Investors In South African Bonds Only Watching US’s Fed Decisions
Forget about inflation, the current-account deficit and growth. Investors in South African bonds are only interested in one thing: the Federal Reserve.
While data on South African consumer prices and the balance of payments this week hardly moved the bond market, yields plummeted the most in 10 months the day after the Fed signaled it’s in no hurry to raise borrowing costs. South African interest-rate derivatives pushed out predictions of monetary tightening.
The Federal Reserve on Wednesday cut its estimate for where the benchmark U.S. interest rate will be by the end of 2015, easing concern that tighter monetary policy would curb demand for riskier assets including South African debt, and force the South African Reserve Bank’s hand. South African forward-rate agreements, which as recently as March 10 predicted a rate increase in July, are now betting the central bank will sit tight until at least September.

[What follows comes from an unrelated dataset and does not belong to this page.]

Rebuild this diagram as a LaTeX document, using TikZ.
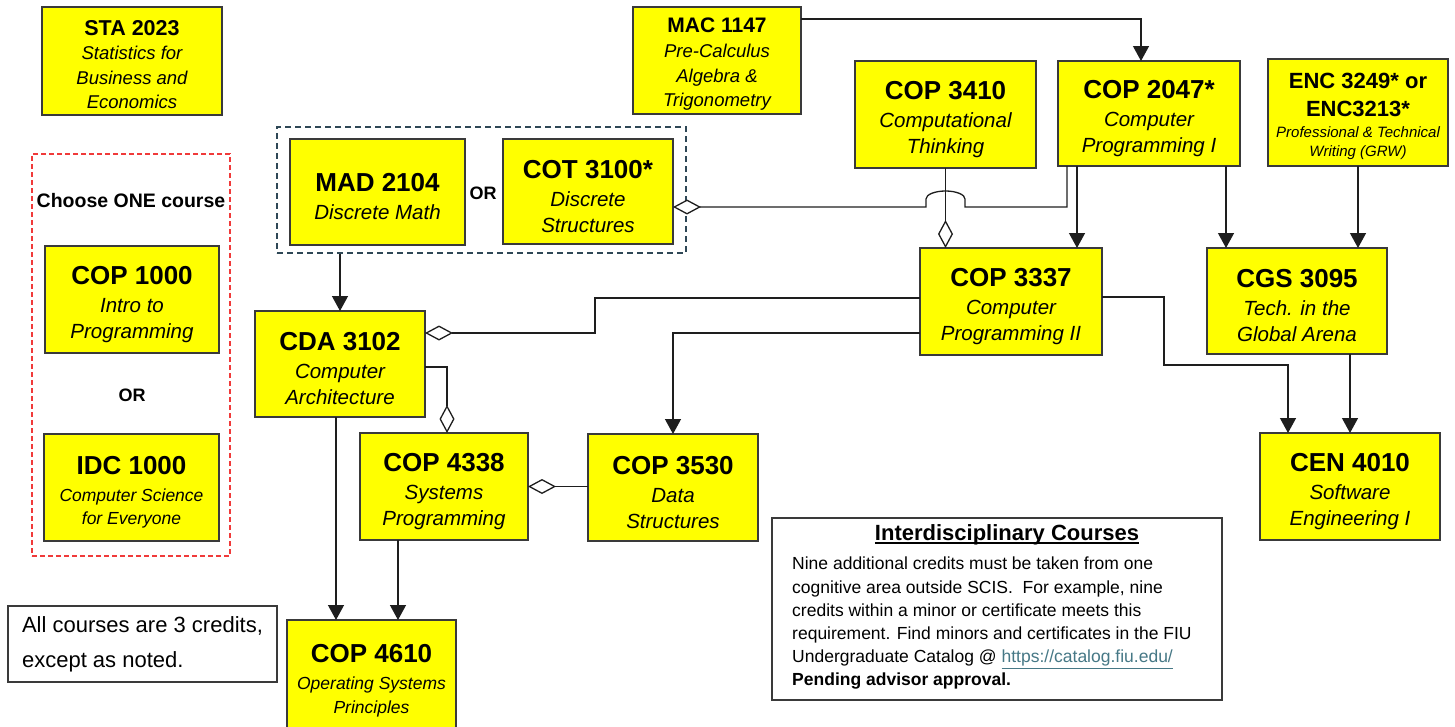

“The big factors are international: what is the U.S. going to be doing?” Isaac Matshego, an economist at Nedbank Group Ltd. said by phone from Johannesburg on Thursday. “When the U.S. starts hiking, the Reserve Bank will have to respond to that so that it’s not left behind the curve.”
A June increase by the Fed would result in the South African central bank raising its policy rate 25 basis points in November, Matshego said. Leaving the rate unchanged would erode the rand’s yield advantage over the dollar, damping investor demand for South African assets.
Yields on benchmark rand bonds due December 2026 dropped as much as 19 basis points on Thursday, the most since May 8. The yield fell one basis points to 7.78 percent by 6 p.m. in Johannesburg on Friday. Forward-rate agreements starting in 12 months fell 13 basis points to 6.77 percent on Thursday as investors pared bets on rate increases in the economy with Africa’s biggest capital markets. The day before, when a report showed the consumer price index at a four-year low, the contracts climbed two basis points.